• [TASK BRIEF]: Omit every picture, and retype the lines that run from the beginning of the data below through the line containing "fontsize=25, fontweight='bold', color='#1B4A7A', family=narrow)", inclusive.

• [EXTRACTED DATA]:
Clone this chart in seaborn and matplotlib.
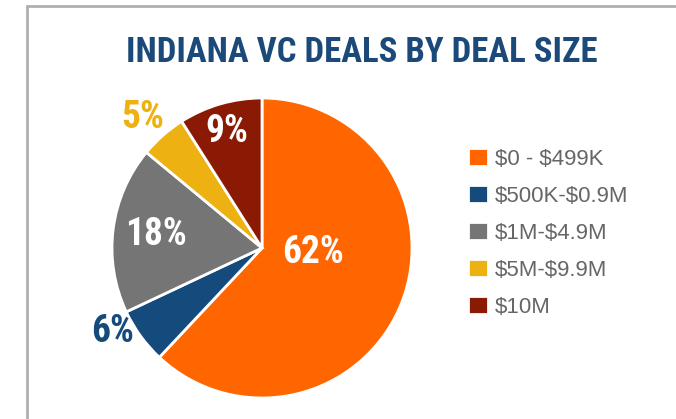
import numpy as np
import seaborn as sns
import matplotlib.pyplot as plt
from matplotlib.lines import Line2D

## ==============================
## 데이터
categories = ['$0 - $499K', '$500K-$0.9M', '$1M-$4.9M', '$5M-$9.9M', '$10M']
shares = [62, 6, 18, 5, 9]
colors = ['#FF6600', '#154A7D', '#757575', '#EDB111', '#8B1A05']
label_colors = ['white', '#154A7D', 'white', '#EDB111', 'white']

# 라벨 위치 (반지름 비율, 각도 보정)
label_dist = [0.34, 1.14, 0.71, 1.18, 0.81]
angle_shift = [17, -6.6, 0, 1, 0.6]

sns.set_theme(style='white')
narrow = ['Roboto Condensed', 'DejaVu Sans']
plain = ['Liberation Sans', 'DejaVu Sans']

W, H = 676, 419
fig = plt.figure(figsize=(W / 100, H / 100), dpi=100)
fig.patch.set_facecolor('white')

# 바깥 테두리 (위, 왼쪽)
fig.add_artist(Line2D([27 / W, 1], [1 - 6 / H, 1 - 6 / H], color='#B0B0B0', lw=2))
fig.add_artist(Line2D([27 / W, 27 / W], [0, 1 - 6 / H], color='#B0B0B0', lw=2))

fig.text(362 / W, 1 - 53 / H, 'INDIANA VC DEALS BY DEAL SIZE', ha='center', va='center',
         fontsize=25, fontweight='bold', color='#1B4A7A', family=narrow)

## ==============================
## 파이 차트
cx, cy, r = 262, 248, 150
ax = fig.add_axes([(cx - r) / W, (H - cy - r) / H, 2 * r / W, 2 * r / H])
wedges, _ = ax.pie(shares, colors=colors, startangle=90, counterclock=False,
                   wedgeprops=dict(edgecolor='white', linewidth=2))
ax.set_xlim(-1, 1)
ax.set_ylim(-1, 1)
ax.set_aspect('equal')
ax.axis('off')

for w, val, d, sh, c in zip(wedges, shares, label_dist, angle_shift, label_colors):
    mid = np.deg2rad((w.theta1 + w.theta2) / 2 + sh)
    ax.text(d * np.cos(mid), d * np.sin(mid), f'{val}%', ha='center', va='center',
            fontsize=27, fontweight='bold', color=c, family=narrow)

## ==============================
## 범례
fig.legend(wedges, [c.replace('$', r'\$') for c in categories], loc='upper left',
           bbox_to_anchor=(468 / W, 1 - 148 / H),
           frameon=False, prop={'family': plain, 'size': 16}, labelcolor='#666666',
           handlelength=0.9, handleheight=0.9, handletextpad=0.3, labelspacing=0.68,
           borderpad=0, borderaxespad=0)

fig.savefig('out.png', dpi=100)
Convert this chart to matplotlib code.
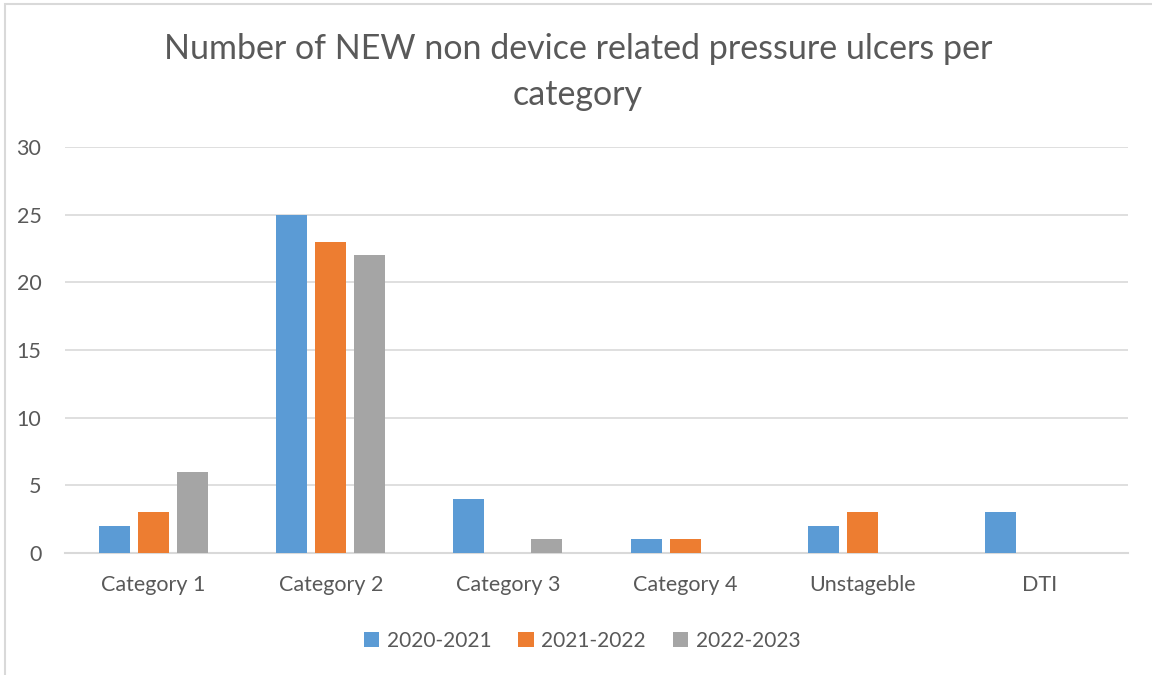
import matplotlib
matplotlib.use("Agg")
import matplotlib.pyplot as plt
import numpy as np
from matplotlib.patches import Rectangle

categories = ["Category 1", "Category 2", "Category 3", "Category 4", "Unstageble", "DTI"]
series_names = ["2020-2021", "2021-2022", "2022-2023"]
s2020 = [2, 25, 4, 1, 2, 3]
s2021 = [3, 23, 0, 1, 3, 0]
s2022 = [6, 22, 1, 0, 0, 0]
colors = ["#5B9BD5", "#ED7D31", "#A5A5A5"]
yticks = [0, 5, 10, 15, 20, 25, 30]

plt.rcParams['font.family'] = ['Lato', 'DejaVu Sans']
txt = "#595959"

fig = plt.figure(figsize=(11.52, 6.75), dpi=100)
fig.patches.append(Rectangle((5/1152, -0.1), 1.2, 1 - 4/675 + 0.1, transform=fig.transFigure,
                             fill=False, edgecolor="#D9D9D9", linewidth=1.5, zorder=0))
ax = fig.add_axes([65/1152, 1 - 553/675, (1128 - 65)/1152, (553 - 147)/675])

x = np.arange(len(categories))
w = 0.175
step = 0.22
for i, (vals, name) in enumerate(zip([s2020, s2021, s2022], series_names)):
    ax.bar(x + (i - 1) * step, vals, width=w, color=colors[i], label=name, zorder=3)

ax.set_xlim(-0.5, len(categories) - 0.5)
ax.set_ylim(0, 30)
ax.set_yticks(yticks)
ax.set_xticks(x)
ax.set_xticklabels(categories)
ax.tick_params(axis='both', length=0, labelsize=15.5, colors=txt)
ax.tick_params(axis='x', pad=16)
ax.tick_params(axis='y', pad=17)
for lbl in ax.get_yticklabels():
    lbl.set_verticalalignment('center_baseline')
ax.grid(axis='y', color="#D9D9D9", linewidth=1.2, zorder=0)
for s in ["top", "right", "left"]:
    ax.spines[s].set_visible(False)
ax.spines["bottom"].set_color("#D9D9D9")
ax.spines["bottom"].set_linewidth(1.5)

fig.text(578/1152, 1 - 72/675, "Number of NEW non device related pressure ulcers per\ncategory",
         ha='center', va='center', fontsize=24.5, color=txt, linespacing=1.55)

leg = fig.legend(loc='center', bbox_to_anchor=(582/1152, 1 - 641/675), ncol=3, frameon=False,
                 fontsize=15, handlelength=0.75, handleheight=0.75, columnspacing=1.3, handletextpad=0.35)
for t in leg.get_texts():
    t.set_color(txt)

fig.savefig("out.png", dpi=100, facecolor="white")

• [TASK ANSWER]:
Clone this chart in seaborn and matplotlib.
import numpy as np
import seaborn as sns
import matplotlib.pyplot as plt
from matplotlib.lines import Line2D

## ==============================
## 데이터
categories = ['$0 - $499K', '$500K-$0.9M', '$1M-$4.9M', '$5M-$9.9M', '$10M']
shares = [62, 6, 18, 5, 9]
colors = ['#FF6600', '#154A7D', '#757575', '#EDB111', '#8B1A05']
label_colors = ['white', '#154A7D', 'white', '#EDB111', 'white']

# 라벨 위치 (반지름 비율, 각도 보정)
label_dist = [0.34, 1.14, 0.71, 1.18, 0.81]
angle_shift = [17, -6.6, 0, 1, 0.6]

sns.set_theme(style='white')
narrow = ['Roboto Condensed', 'DejaVu Sans']
plain = ['Liberation Sans', 'DejaVu Sans']

W, H = 676, 419
fig = plt.figure(figsize=(W / 100, H / 100), dpi=100)
fig.patch.set_facecolor('white')

# 바깥 테두리 (위, 왼쪽)
fig.add_artist(Line2D([27 / W, 1], [1 - 6 / H, 1 - 6 / H], color='#B0B0B0', lw=2))
fig.add_artist(Line2D([27 / W, 27 / W], [0, 1 - 6 / H], color='#B0B0B0', lw=2))

fig.text(362 / W, 1 - 53 / H, 'INDIANA VC DEALS BY DEAL SIZE', ha='center', va='center',
         fontsize=25, fontweight='bold', color='#1B4A7A', family=narrow)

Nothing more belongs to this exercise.